I realize that some people in Silicon Valley think of themselves as building rationalist enterprises. Some of them might be. The city’s guiding spirit, however, is summed up by investor and podcast host Shane Parris, popular among the Silicon Valley set, when he says: “The real test of an idea isn’t whether it’s true, but whether it’s useful.” In other words, utility trumps truth or reason.

Our new century—the world from 2000 to the present day—is dominated by Silicon Valley’s technological influence. This city has produced world-changing products and services (instantaneous search results, next-day delivery of millions of products, constant connectivity to thousands of “friends”) that create and shape new desires. This new city and the new forces it has unleashed are affecting humanity more than anything Tertullian could have imagined.

And this new city is growing in power. Never before have the questions of Athens and the questions of Jerusalem been mediated to us by such a great variety of things that vie for our attention and our desires. Silicon Valley, this third city, has altered the nature of the problem that Tertullian was wrestling with. The questions of what is true and what is good for the soul are now mostly subordinated to technological progress—or, at the very least, the questions of Athens and Jerusalem are now so bound up with this progress that it’s creating confusion.

It is hard to escape the utilitarian logic of Silicon Valley, and we lie to ourselves when we rationalize our motivations. The most interesting thing about the cryptocurrency craze was the ubiquity of “white papers”—the framing of every new product in purely rational terms, or the need to present it as a product of Athens.
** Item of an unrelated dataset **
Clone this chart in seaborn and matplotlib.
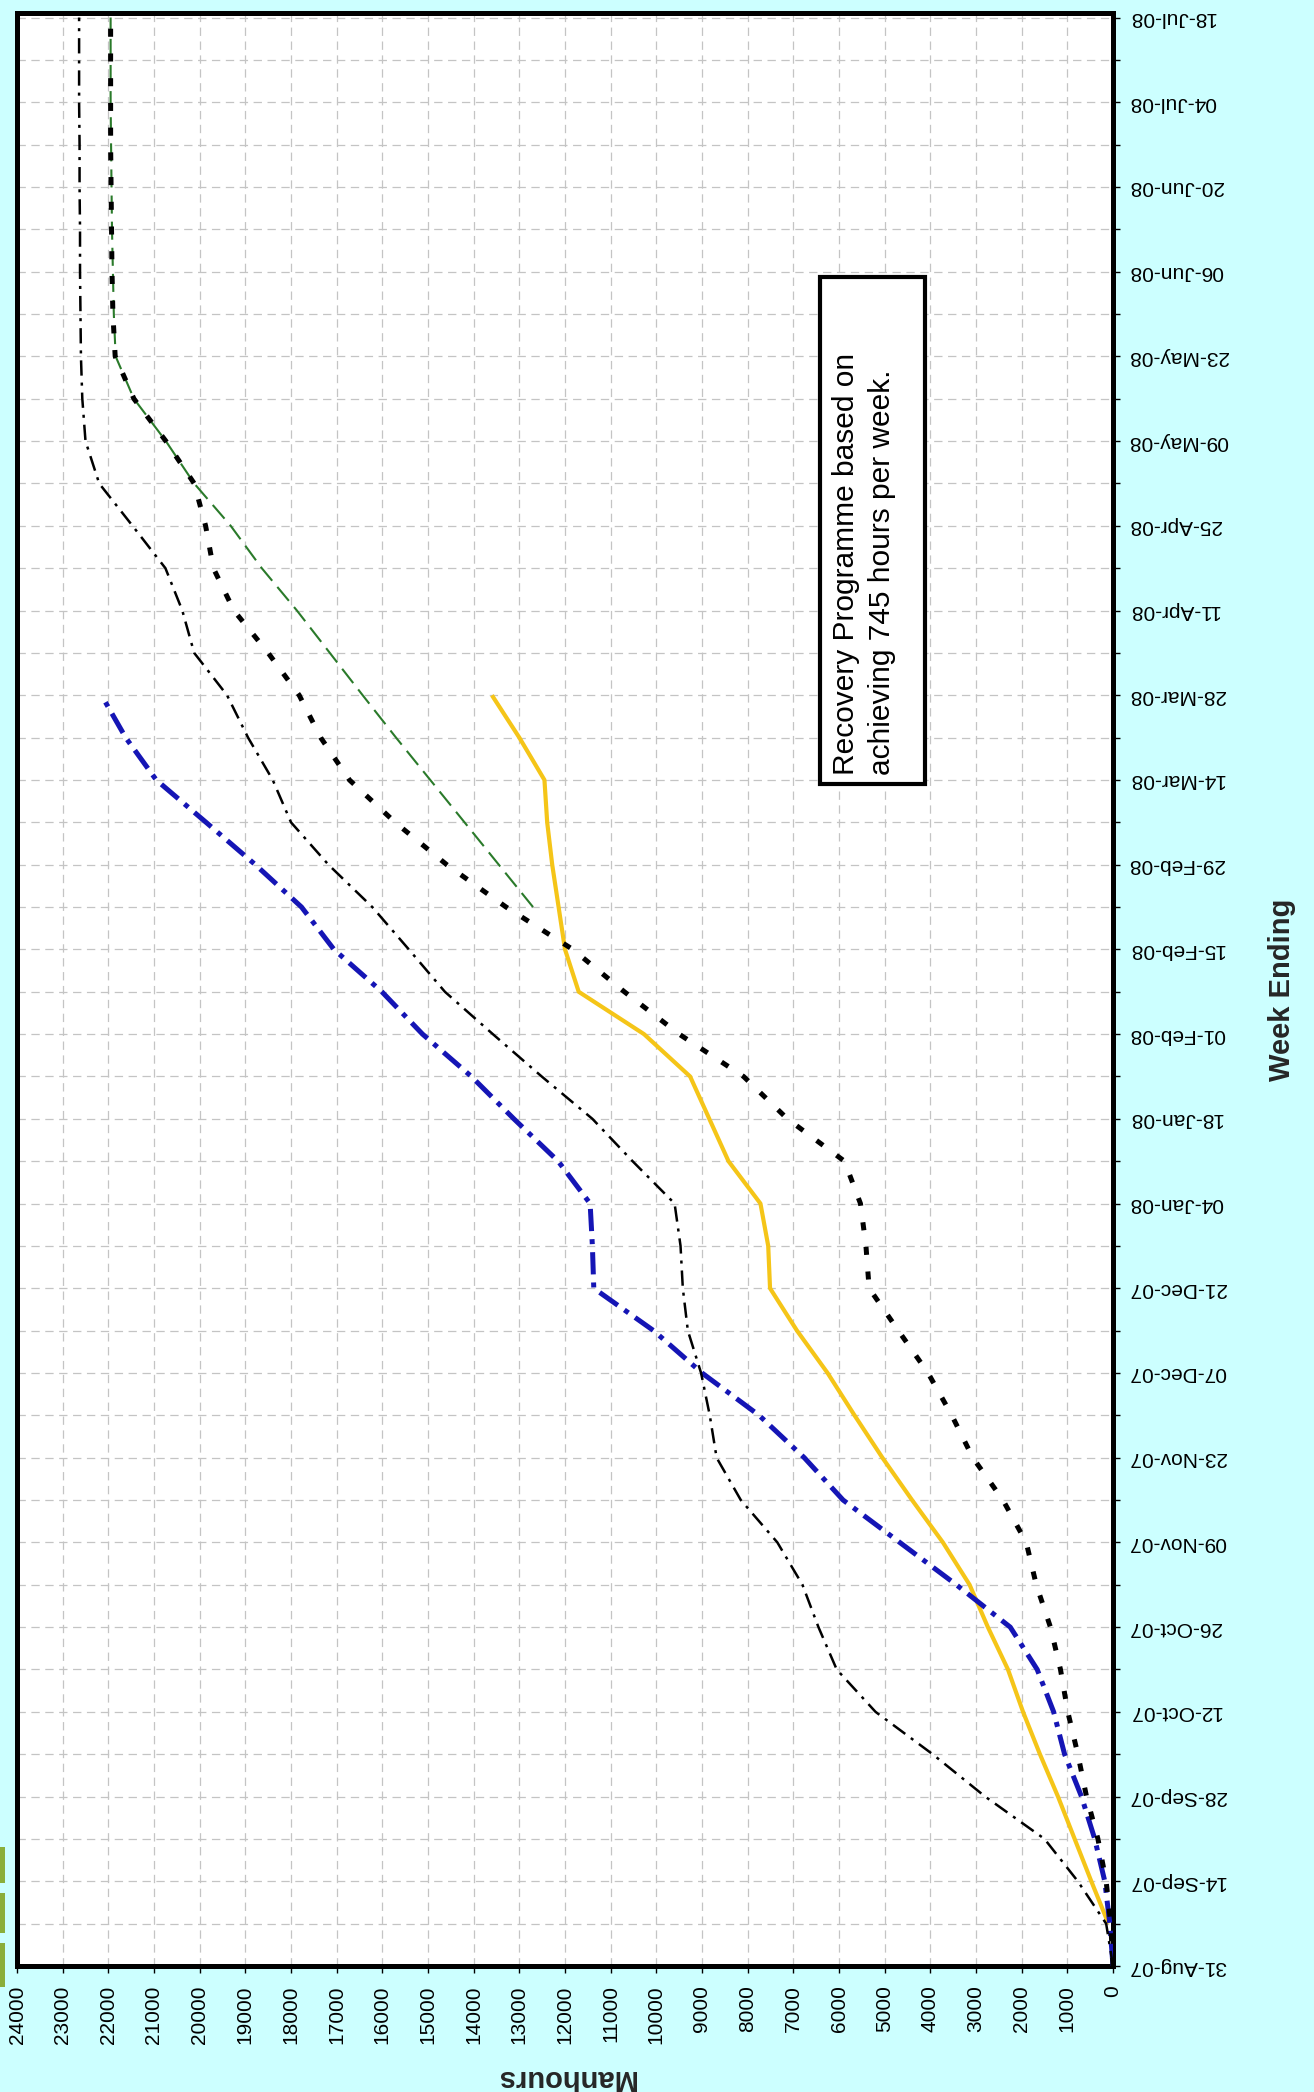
import numpy as np
import pandas as pd
import matplotlib
matplotlib.use("Agg")
import matplotlib.pyplot as plt
from matplotlib.patches import Rectangle
import seaborn as sns

sns.set_theme(style="white")
plt.rcParams["font.family"] = ["Liberation Sans", "DejaVu Sans"]
plt.rcParams["lines.scale_dashes"] = False

nan = np.nan

# ---------------- data ----------------
week_ending = pd.date_range("2007-08-31", "2008-07-18", freq="7D")  # 47 weeks

date_labels = ["31-Aug-07", "14-Sep-07", "28-Sep-07", "12-Oct-07", "26-Oct-07",
               "09-Nov-07", "23-Nov-07", "07-Dec-07", "21-Dec-07", "04-Jan-08",
               "18-Jan-08", "01-Feb-08", "15-Feb-08", "29-Feb-08", "14-Mar-08",
               "28-Mar-08", "11-Apr-08", "25-Apr-08", "09-May-08", "23-May-08",
               "06-Jun-08", "20-Jun-08", "04-Jul-08", "18-Jul-08"]

manhour_ticks = list(range(0, 24001, 1000))
manhour_labels = [str(v) for v in manhour_ticks]

actual_hours = [nan, 100, 475, 840, 1205, 1600, 1970, 2300, 2740, 3140,
                3725, 4400, 5050, 5660, 6250, 6920, 7510, 7550, 7720, 8420,
                8840, 9260, 10270, 11700, 12000, 12140, 12280, 12390, 12450, 13000,
                13600] + [nan] * 16

blue_hours = [0, 70, 180, 400, 690, 1060, 1300, 1660, 2250, 3430,
              4670, 5910, 6760, 7750, 9000, 10060, 11370, 11400, 11450, 12150,
              13120, 14050, 15120, 16010, 17060, 17770, 18780, 19860, 20950, 21620,
              22150] + [nan] * 16

dotted_hours = [0, 50, 150, 330, 580, 770, 990, 1150, 1370, 1680,
                1900, 2410, 3070, 3530, 4050, 4700, 5340, 5410, 5530, 5880,
                7130, 8090, 9500, 10700, 11830, 13290, 14590, 15720, 16720, 17350,
                17820, 18500, 19250, 19700, 19870, 20120, 20740, 21440, 21850, 21900,
                21920, 21930, 21940, 21950, 21950, 21950, 21950]

dashdot_hours = [0, 150, 770, 1500, 2800, 3950, 5200, 6050, 6450, 6800,
                 7350, 8150, 8680, 8830, 9020, 9310, 9420, 9470, 9600, 10520,
                 11400, 12510, 13580, 14630, 15420, 16220, 17180, 18000, 18400, 18940,
                 19400, 20120, 20380, 20750, 21470, 22200, 22500, 22570, 22600, 22610,
                 22620, 22620, 22630, 22630, 22640, 22640, 22640]

recovery_hours = [nan] * 25 + [12700, 13450, 14200, 14950, 15700, 16430, 17150, 17870,
                               18640, 19320, 20120, 20740, 21440, 21840, 21880, 21900,
                               21920, 21930, 21940, 21950, 21950, 21950]

box_text = "Recovery Programme based on\nachieving 745 hours per week."

# ---------------- figure ----------------
W, H = 1314, 2092
fig = plt.figure(figsize=(W / 100, H / 100), dpi=100)
fig.patch.set_facecolor("#CCFFFF")
ax = fig.add_axes([17 / W, 126 / H, 1096 / W, 1953 / H])
ax.set_facecolor("white")

def draw(vals, **kw):
    d = pd.DataFrame({"week": week_ending, "hours": vals}).dropna()
    sns.lineplot(data=d, x="hours", y="week", orient="y", estimator=None,
                 legend=False, ax=ax, **kw)

draw(actual_hours, color="#F5C518", linewidth=3.0, solid_capstyle="butt", zorder=3)
draw(recovery_hours, color="#2A7A2A", linewidth=1.5,
     linestyle=(0, (13, 5.8)), zorder=3)
draw(blue_hours, color="#1515B5", linewidth=3.6,
     linestyle=(0, (16, 5.8, 3.6, 5.8)), zorder=4)
draw(dashdot_hours, color="black", linewidth=1.8,
     linestyle=(0, (11, 5, 2.2, 5)), zorder=4)
draw(dotted_hours, color="black", linewidth=3.6,
     linestyle=(0, (5.8, 12)), zorder=5)

# axes ranges
ax.set_xlim(24000, 0)
ax.set_ylim(week_ending[0], week_ending[-1] + pd.Timedelta(hours=18))

# ticks
ax.set_xticks(manhour_ticks)
ax.set_xticklabels(manhour_labels)
ax.yaxis.tick_right()
ax.set_yticks(week_ending[::2])
ax.set_yticklabels(date_labels)
ax.set_yticks(week_ending[1::2], minor=True)

ax.tick_params(axis="x", which="major", direction="out", length=5, width=1,
               colors="black", labelsize=15, labelrotation=90, pad=9,
               bottom=True)
ax.tick_params(axis="y", which="both", direction="out", length=5, width=1,
               colors="black", right=True, left=False)
ax.tick_params(axis="y", which="major", labelsize=15, labelrotation=180, pad=6)
for t in ax.get_yticklabels():
    t.set_ha("left")
    t.set_va("center")

# grid
grid_kw = dict(color="#C4C4C4", linewidth=0.9, linestyle=(0, (6, 4)))
ax.grid(True, which="major", axis="x", **grid_kw)
ax.grid(True, which="both", axis="y", **grid_kw)
ax.set_axisbelow(True)

for s in ax.spines.values():
    s.set_visible(True)
    s.set_color("black")
    s.set_linewidth(3.6)

# axis labels
ax.set_xlabel("Manhours", fontsize=21, fontweight="bold", rotation=180)
ax.xaxis.set_label_coords(0.5, -0.0573)
ax.xaxis.label.set_va("center")
ax.set_ylabel("Week Ending", fontsize=21, fontweight="bold", rotation=90)
ax.yaxis.set_label_position("right")
ax.yaxis.set_label_coords(1.154, 0.5)
ax.yaxis.label.set_va("center")
ax.yaxis.label.set_ha("center")

# annotation box
ax.add_patch(Rectangle((0.7327, 0.6052), 0.0958, 0.2596, transform=ax.transAxes,
                       facecolor="white", edgecolor="black", linewidth=3,
                       zorder=6))
ax.text(0.7728, 0.6098, box_text, transform=ax.transAxes, rotation=90,
        ha="center", va="bottom", multialignment="left", fontsize=21.5,
        linespacing=1.35, color="black", zorder=7)

# small green fragments at left edge (cropped legend remnants)
for y0, y1 in [(1847, 1883), (1893, 1933), (1943, 1987)]:
    fig.patches.append(Rectangle((0, (H - y1) / H), 5 / W, (y1 - y0) / H,
                                 transform=fig.transFigure, facecolor="#8AAE3A",
                                 edgecolor="none"))

fig.savefig("out.png", dpi=100, facecolor=fig.get_facecolor())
And then there was Dogecoin.

We’re not living in a world of pure reason or religious enchantment, but something entirely new.

Reason, religion, and the technology-driven quest to create value at any cost are now interacting in ways we scarcely understand, but which have vast influence over our everyday lives. Our two-decades-long experiment with social media has already shown the extent to which reason, or Athens, is being flooded with so much content that many have referred to it as a post-truth environment. Some social psychologists, like Jonathan Haidt, believe it’s making us crazy and undermining our democracy. Humanity is at a crossroads. We are trying to reconcile various needs—for rationality, for worship, for productivity—and the tension of this pursuit shows up in the things we create. Because the three cities are interacting, we are now living with technology-mediated religion (online church services) and technology-mediated reason (280-character Twitter debates); religiously adopted technology (bitcoin) and religiously observed reason (Covid-19 cathedrals of safety); rational religion (effective altruism) and “rational” technology (3D-printed assisted-suicide pods).

If Tertullian were alive today, I believe he would ask: “What does Athens have to do with Jerusalem—and what do either have to do with Silicon Valley?” In other words, how do the domains of reason and religion relate to the domain of technological innovation and its financiers in Silicon Valley? If the Enlightenment champion Steven Pinker (a resident of Athens) walked into a bar with a Trappist monk (Jerusalem) and Elon Musk (Silicon Valley) with the goal of solving a problem, would they ever be able to arrive at a consensus?